Within our Middleware framework, point-to-point messages are delivered using an in-order sender-reliable delivery scheme built on top of UDP. All messages are consumed in the order they are issued by the sender despite failures and reconfigurations. These ordering and delivery guarantees make it simpler to design distributed systems.
In our scheme, the sender of the message is responsible for re-transmitting the message on timeout. We use a sliding-window acknowledgement mechanism similar to those employed by TCP. The sending Site buffers the message and computes a smoothed estimate of the expected round-trip time for the acknowledgment to arrive from the receiver. If the acknowledgment does not arrive in the expected time, the sender re-transmits the message. The sender keeps a window of unacknowledged messages and controls flow by dynamically adjusting the width of this window depending upon whether an ACK was received in the expected time or not. Thus far, our description is similar to the mechanisms employed by TCP. We have implemented our own protocol, rather than just use TCP, because TCP does not address certain conditions such as failures above the transport level and dynamic movement of the communicating end-points.
As previously described, an application can be dynamically reconfigured at any time with both the sender and receiver moving. When movement of an MStream occurs, a Location Manager is informed of the new Site location where the MStream will reside. This information needs to be propagated to each Handler or Shell that has opened the MStream.
When the target of an Append moves, messages that have not been consumed have to be delivered to the MStream at the new Site. There are two design options in dealing with this problem - either forward un-consumed messages from the old Site to the new Site or re-deliver from the sender to the new Site. Forwarding messages has some negative implications for reliability. If the Site from which the MStream is migrating dies before buffered messages have been forwarded to the new Site, these messages will be lost. Hence, we opted for a sender-initiated retransmission scheme. The sender buffers the message until it receives notification that the handler has run and the message has been consumed, re-transmitting the message on time-out.

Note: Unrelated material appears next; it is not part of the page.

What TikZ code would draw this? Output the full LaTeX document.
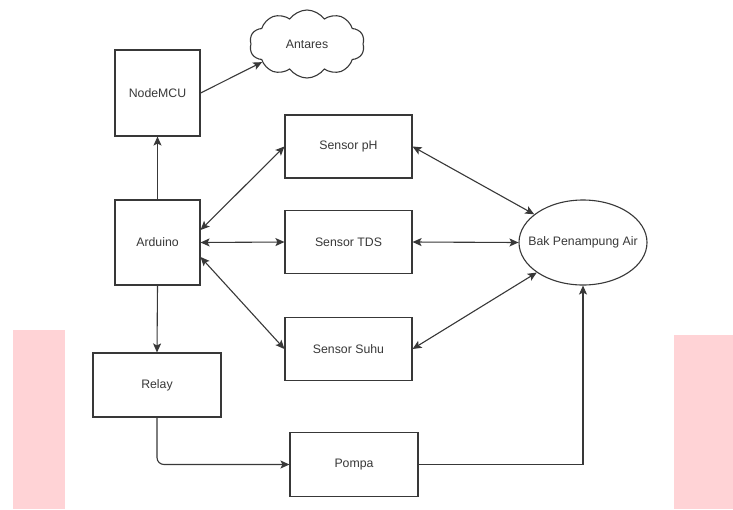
\documentclass[tikz,border=0pt]{standalone}
\usepackage{fontspec}
\setmainfont{Liberation Sans}
\usetikzlibrary{shapes.geometric,shapes.symbols,arrows.meta}
\definecolor{ink}{HTML}{383838}
\definecolor{wm}{HTML}{FFD3D6}
\begin{document}
\begin{tikzpicture}[x=1pt,y=-1pt,
  every node/.style={font=\fontsize{12.3}{14}\selectfont, text=ink},
  box/.style={draw=ink, line width=1.1pt, rectangle, inner sep=0pt},
  tip/.tip={Stealth[length=9pt,width=8pt,inset=2pt]},
  conn/.style={draw=ink, line width=1.1pt, -tip},
  biconn/.style={draw=ink, line width=1.1pt, tip-tip}]
\useasboundingbox (0,0) rectangle (733,509);
\fill[white] (0,0) rectangle (733,509);
\fill[wm] (13,330) rectangle (65,509);
\fill[wm] (674,335) rectangle (733,509);

\node[box, minimum width=85pt, minimum height=86pt] (nodemcu) at (157.5,93) {NodeMCU};
\node[box, minimum width=85pt, minimum height=85pt] (arduino) at (157.5,242.5) {Arduino};
\node[box, minimum width=127pt, minimum height=63pt] (ph) at (348.5,146.5) {Sensor pH};
\node[box, minimum width=127pt, minimum height=63pt] (tds) at (348.5,242) {Sensor TDS};
\node[box, minimum width=127pt, minimum height=63pt] (suhu) at (348.5,349) {Sensor Suhu};
\node[box, minimum width=128pt, minimum height=64pt] (relay) at (157,385) {Relay};
\node[box, minimum width=128pt, minimum height=64pt] (pompa) at (354,464.5) {Pompa};
\node[draw=ink, line width=1.1pt, ellipse, minimum width=128pt, minimum height=85pt, inner sep=0pt,
      label={center:Bak Penampung Air}] (bak) at (583,242.5) {};
\node[draw=ink, line width=1.1pt, cloud, cloud puffs=10, cloud puff arc=110, aspect=1.7, minimum width=115pt, minimum height=68pt, inner sep=0pt] (antares) at (307,44) {Antares};

\draw[conn] (arduino.north) -- (nodemcu.south);
\draw[conn] (nodemcu.east) -- (antares.202);
\draw[biconn] ([yshift=12.5pt]arduino.east) -- (ph.west);
\draw[biconn] (arduino.east) -- (tds.west);
\draw[biconn] ([yshift=-14.5pt]arduino.east) -- (suhu.west);
\draw[biconn] (ph.east) -- (bak.150);
\draw[biconn] (tds.east) -- (bak.west);
\draw[biconn] (suhu.east) -- (bak.213);
\draw[conn] (arduino.south) -- (relay.north);
\draw[conn, rounded corners=7pt] (relay.south) |- (pompa.west);
\draw[conn] (pompa.east) -| (bak.south);
\end{tikzpicture}
\end{document}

When an MStream moves it takes various state information along with it. Clearly, there is an implicit movement of handler code and Agent execution state (via the briefcase), but in addition, the MStream takes a state vector of sequence numbers. There is a slot in this vector for each "alive" MStream that the MStream in motion has sent messages to or received messages from. Each slot contains a sent-received pair of integers indicating the next sequence number to be sent or received from a given MStream. This allows the messaging code to determine how to stamp the next outgoing message or what sequence number should be consumed next from a given sending MStream.